Begin
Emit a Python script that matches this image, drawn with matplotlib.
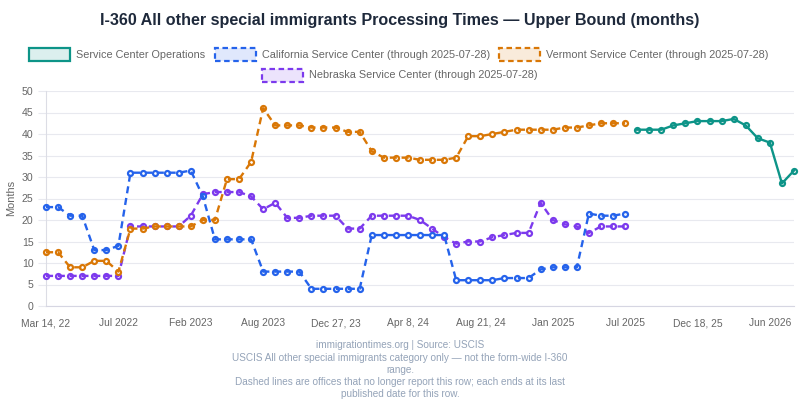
import matplotlib
matplotlib.use('Agg')
import matplotlib.pyplot as plt
from matplotlib.patches import Rectangle
import numpy as np

plt.rcParams['font.family'] = ['Liberation Sans', 'DejaVu Sans']

# ---------------- data ----------------
tick_labels = ["Mar 14, 22", "Jul 2022", "Feb 2023", "Aug 2023", "Dec 27, 23",
               "Apr 8, 24", "Aug 21, 24", "Jan 2025", "Jul 2025", "Dec 18, 25",
               "Jun 2026"]
tick_every = 6

california = [23, 23, 21, 21, 13, 13, 14, 31, 31, 31, 31, 31, 31.5, 25.5,
              15.5, 15.5, 15.5, 15.5, 8, 8, 8, 8, 4, 4, 4, 4, 4,
              16.5, 16.5, 16.5, 16.5, 16.5, 16.5, 16.5, 6, 6, 6, 6,
              6.5, 6.5, 6.5, 8.5, 9, 9, 9, 21.5, 21, 21, 21.5]
vermont = [12.5, 12.5, 9, 9, 10.5, 10.5, 8, 18, 18, 18.5, 18.5, 18.5, 18.5,
           20, 20, 29.5, 29.5, 33.5, 46, 42, 42, 42, 41.5, 41.5, 41.5,
           40.5, 40.5, 36, 34.5, 34.5, 34.5, 34, 34, 34, 34.5, 39.5, 39.5,
           40, 40.5, 41, 41, 41, 41, 41.5, 41.5, 42, 42.5, 42.5, 42.5]
nebraska = [7, 7, 7, 7, 7, 7, 7, 18.5, 18.5, 18.5, 18.5, 18.5, 21, 26,
            26.5, 26.5, 26.5, 25.5, 22.5, 24, 20.5, 20.5, 21, 21, 21, 18, 18,
            21, 21, 21, 21, 20, 18, 16, 14.5, 15, 15, 16, 16.5, 17, 17, 24,
            20, 19, 18.5, 17, 18.5, 18.5, 18.5]
service_center = [41, 41, 41, 42, 42.5, 43, 43, 43, 43.5, 42, 39, 38, 28.5, 31.5]

series_names = ["Service Center Operations",
                "California Service Center (through 2025-07-28)",
                "Vermont Service Center (through 2025-07-28)",
                "Nebraska Service Center (through 2025-07-28)"]

TEAL = '#0d9488'
BLUE = '#2563eb'
ORANGE = '#d97706'
PURPLE = '#7c3aed'

n_total = len(california) + len(service_center)

W, H = 800, 400
fig = plt.figure(figsize=(8, 4), dpi=100)
ax = fig.add_axes([46 / W, 1 - 306 / H, (794 - 46) / W, 215 / H])


def plot_series(vals, start, color, dashed, z):
    x = np.arange(start, start + len(vals))
    ax.plot(x, vals, linestyle='none', marker='o', ms=3.6, mew=1.6,
            mfc='white', mec=color, zorder=z, clip_on=False)
    ax.plot(x, vals, color=color, lw=1.7,
            linestyle=(0, (3, 2)) if dashed else '-',
            zorder=z + 0.05, clip_on=False)


plot_series(nebraska, 0, PURPLE, True, 3.0)
plot_series(vermont, 0, ORANGE, True, 3.2)
plot_series(california, 0, BLUE, True, 3.4)
plot_series(service_center, len(california), TEAL, False, 3.6)

ax.set_xlim(0, n_total - 1)
ax.set_ylim(0, 50)
ax.set_yticks(np.arange(0, 51, 5))
ax.set_xticks(np.arange(0, n_total, tick_every)[:len(tick_labels)])
ax.set_xticklabels(tick_labels)

grid_c = '#e8e9ef'
ax.grid(axis='y', color=grid_c, lw=0.8)
ax.grid(axis='x', visible=False)
ax.set_axisbelow(True)
for s in ['top', 'right']:
    ax.spines[s].set_visible(False)
ax.spines['left'].set_color('#dcdde5')
ax.spines['bottom'].set_color('#d6d6e2')
ax.spines['left'].set_linewidth(0.8)
ax.spines['bottom'].set_linewidth(0.8)
ax.tick_params(axis='y', length=6, color=grid_c, width=0.8,
               labelsize=7.6, labelcolor='#666666', pad=3)
ax.tick_params(axis='x', length=0, labelsize=7.4, labelcolor='#666666', pad=9)

# title
fig.text(0.5, 1 - 20 / H,
         "I-360 All other special immigrants Processing Times \u2014 Upper Bound (months)",
         ha='center', va='center', fontsize=11.6, fontweight='bold', color='#1e293b')

# y label
fig.text(11 / W, 1 - 198 / H, "Months", rotation=90, ha='center', va='center',
         fontsize=7.9, color='#666666')

# legend (manual, two centered rows)
legend_items = [
    (series_names[0], TEAL, False, 29, 54.5),
    (series_names[1], BLUE, True, 215, 54.5),
    (series_names[2], ORANGE, True, 499, 54.5),
    (series_names[3], PURPLE, True, 262, 75.5),
]
for name, color, dashed, x0, yc in legend_items:
    fill = Rectangle((x0 / W, 1 - (yc + 6) / H), 41 / W, 12 / H,
                     transform=fig.transFigure, facecolor=color, alpha=0.14,
                     edgecolor='none')
    fig.patches.append(fill)
    edge = Rectangle((x0 / W, 1 - (yc + 6) / H), 41 / W, 12 / H,
                     transform=fig.transFigure, facecolor='none',
                     edgecolor=color, lw=1.6,
                     linestyle=(0, (2.5, 1.6)) if dashed else '-')
    fig.patches.append(edge)
    fig.text((x0 + 47) / W, 1 - yc / H, name, ha='left', va='center',
             fontsize=7.85, color='#666666')

# footer
footer_lines = [
    "immigrationtimes.org | Source: USCIS",
    "USCIS All other special immigrants category only \u2014 not the form-wide I-360",
    "range.",
    "Dashed lines are offices that no longer report this row; each ends at its last",
    "published date for this row.",
]
for i, line in enumerate(footer_lines):
    fig.text(0.5, 1 - (345.5 + i * 12.2) / H, line, ha='center', va='center',
             fontsize=7.2, color='#94a3b8')

fig.savefig('out.png', dpi=100)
End
Reproduce only the lines from the beginning of the data through the line that contains "plt.rcParams['font.family'] = ['Liberation", both included, and please drop the pictures.

=== Response to this task ===
Emit a Python script that matches this image, drawn with matplotlib.
import matplotlib
matplotlib.use('Agg')
import matplotlib.pyplot as plt
from matplotlib.patches import Rectangle
import numpy as np

plt.rcParams['font.family'] = ['Liberation Sans', 'DejaVu Sans']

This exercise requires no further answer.